▶ **TASK REQUIREMENTS**
Please, without the pictures, retype exactly the lines from the start of the material through the line that holds "from matplotlib.path import Path".

▶ **PROVIDED MATERIAL**
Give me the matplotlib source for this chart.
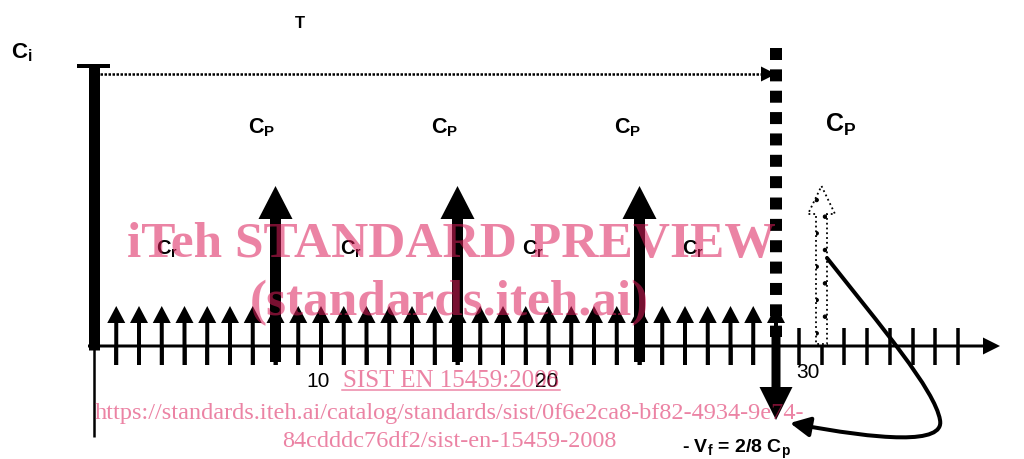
import matplotlib
matplotlib.use('Agg')
import matplotlib.pyplot as plt
from matplotlib.patches import FancyArrowPatch
from matplotlib.path import Path

# ---------------- data ----------------
cr_days = list(range(1, 31))          # regular small pulses C_r
cr_height = 1.0
cp_days = [8, 16, 24]                  # periodic large pulses C_p
cp_height = 4.0
ci_level = 7.0                         # initial level C_i
T_day = 30                             # period T
next_cp_day = 32                       # next (future) C_p
vf_level = -1.85                       # - V_f = 2/8 C_p (as drawn)
tick_days = list(range(1, 39))
tick_label_pos = [9.85, 19.9, 31.4]
tick_label_text = ['10', '20', '30']
cr_label_x = [2.75, 10.85, 18.85, 25.85]
cp_label_x = [6.8, 14.85, 22.9]

# ---------------- layout helpers ----------------
DPI = 100
W, H = 1024, 459
X0, SX = 93.5, 22.75
Y0, SY = 346.0, 40.0

def px2u(x): return (x - X0) / SX
def px2v(y): return (Y0 - y) / SY
def wu(px): return px / SX
def wv(px): return px / SY
def pt(px): return px * 72.0 / DPI

plt.rcParams['mathtext.fontset'] = 'custom'
plt.rcParams['mathtext.rm'] = 'Liberation Sans'
plt.rcParams['mathtext.bf'] = 'Liberation Sans:bold'
plt.rcParams['mathtext.it'] = 'Liberation Sans:italic'
plt.rcParams['hatch.linewidth'] = 0.8

fig = plt.figure(figsize=(W / DPI, H / DPI), dpi=DPI)
ax = fig.add_axes([0, 0, 1, 1])
ax.set_xlim(px2u(0), px2u(W))
ax.set_ylim(px2v(H), px2v(0))
ax.axis('off')
K = 'black'

# main horizontal axis with arrow
ax.arrow(px2u(88), 0, px2u(1000) - px2u(88), 0, width=wv(3), head_width=wv(17),
         head_length=wu(17), length_includes_head=True, color=K, lw=0, zorder=3)
# thin vertical axis below
ax.plot([0, 0], [0, px2v(437)], lw=pt(2.5), color=K, solid_capstyle='butt')

# ticks below the axis
for d in tick_days:
    ax.plot([d, d], [px2v(365), 0], lw=pt(3.5), color=K, solid_capstyle='butt')
    if d not in cr_days and d != next_cp_day:
        ax.plot([d, d], [0, px2v(328)], lw=pt(3.5), color=K, solid_capstyle='butt')

# small C_r arrows
for d in cr_days:
    ax.arrow(d, px2v(365), 0, cr_height - px2v(365), width=wu(4), head_width=wu(18),
             head_length=wv(17), length_includes_head=True, color=K, lw=0, zorder=4)

# large C_p arrows
for d in cp_days:
    ax.arrow(d, px2v(362), 0, cp_height - px2v(362), width=wu(11), head_width=wu(34),
             head_length=wv(33), length_includes_head=True, color=K, lw=0, zorder=5)

# C_i bar with cap
ax.plot([0, 0], [px2v(350), ci_level], lw=pt(11), color=K, solid_capstyle='butt', zorder=5)
ax.plot([px2u(77), px2u(110)], [ci_level, ci_level], lw=pt(4), color=K,
        solid_capstyle='butt', zorder=5)

# dotted T line with arrowhead
t_lvl = px2v(74)
ax.plot([px2u(100), T_day - wu(15)], [t_lvl, t_lvl], lw=pt(2.5), color=K,
        ls=(0, (1, 0.6)), dash_capstyle='butt')
ax.arrow(T_day - wu(15), t_lvl, wu(15), 0, width=wv(1), head_width=wv(15),
         head_length=wu(15), length_includes_head=True, color=K, lw=0, zorder=6)

# thick dashed line at T
ax.plot([T_day, T_day], [px2v(48), px2v(337)], lw=pt(12), color=K,
        ls=(0, (1.0, 0.78)), dash_capstyle='butt', zorder=6)

# -V_f arrow downward
ax.arrow(T_day, px2v(328), 0, vf_level - px2v(328), width=wu(9), head_width=wu(33),
         head_length=wv(33), length_includes_head=True, color=K, lw=0, zorder=6)

# future C_p: dotted hollow arrow
ax.arrow(next_cp_day, px2v(344), 0, cp_height - px2v(344), width=wu(11), head_width=wu(27),
         head_length=wv(28), length_includes_head=True, facecolor='white', edgecolor=K,
         hatch='.', ls=':', lw=1.3, zorder=4)

# curved arrow from future C_p to -V_f
pts = [(827, 258), (880, 325), (935, 390), (940, 420), (945, 445), (880, 440), (790, 423)]
verts = [(px2u(x), px2v(y)) for x, y in pts]
codes = [Path.MOVETO] + [Path.CURVE4] * 6
curve = FancyArrowPatch(path=Path(verts, codes), arrowstyle='-|>,head_length=0.6,head_width=0.3',
                        mutation_scale=20, lw=pt(4), color=K, zorder=7)
ax.add_patch(curve)

# ---------------- text ----------------
ax.text(px2u(295), px2v(28), 'T', fontsize=12, fontweight='bold', family='Liberation Sans',
        ha='left', va='baseline')
ax.text(px2u(11), px2v(58), r'$\mathbf{C}_\mathbf{i}$', fontsize=16, ha='left', va='baseline')
for x in cp_label_x:
    ax.text(x, px2v(133), r'$\mathbf{C}_\mathbf{P}$', fontsize=15.5, ha='left', va='baseline')
ax.text(px2u(825), px2v(132), r'$\mathbf{C}_\mathbf{P}$', fontsize=18, ha='left', va='baseline')
for x in cr_label_x:
    ax.text(x, px2v(255), r'$\mathbf{C}_\mathbf{r}$', fontsize=14.5, ha='left', va='baseline')
for x, s in zip(tick_label_pos, tick_label_text):
    y = px2v(378) if s == '30' else px2v(387)
    ax.text(x, y, s, fontsize=15, family='Liberation Sans', ha='center', va='baseline')
ax.text(px2u(682), px2v(453), r'- $\mathbf{V_f}$ = 2/8 $\mathbf{C_p}$', fontsize=14,
        fontweight='bold', family='Liberation Sans', ha='left', va='baseline')

# ---------------- watermark ----------------
wm = dict(color=(0.863, 0.118, 0.353), alpha=0.55, family='Liberation Serif',
          ha='center', va='baseline', zorder=20)
ax.text(px2u(451), px2v(257), 'iTeh STANDARD PREVIEW', fontsize=37, fontweight='bold', **wm)
ax.text(px2u(449), px2v(315), '(standards.iteh.ai)', fontsize=37, fontweight='bold', **wm)
ax.text(px2u(451), px2v(387), 'SIST EN 15459:2008', fontsize=18, **wm)
ax.plot([px2u(342), px2u(560)], [px2v(390), px2v(390)], lw=pt(1.5),
        color=(0.863, 0.118, 0.353), alpha=0.55, zorder=20)
ax.text(px2u(450), px2v(419),
        'https://standards.iteh.ai/catalog/standards/sist/0f6e2ca8-bf82-4934-9e74-',
        fontsize=17.5, **wm)
ax.text(px2u(449), px2v(447), '84cdddc76df2/sist-en-15459-2008', fontsize=17.5, **wm)

fig.savefig('out.png', dpi=DPI, facecolor='white')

▶ **RESULT FOR THIS EXERCISE**
Give me the matplotlib source for this chart.
import matplotlib
matplotlib.use('Agg')
import matplotlib.pyplot as plt
from matplotlib.patches import FancyArrowPatch
from matplotlib.path import Path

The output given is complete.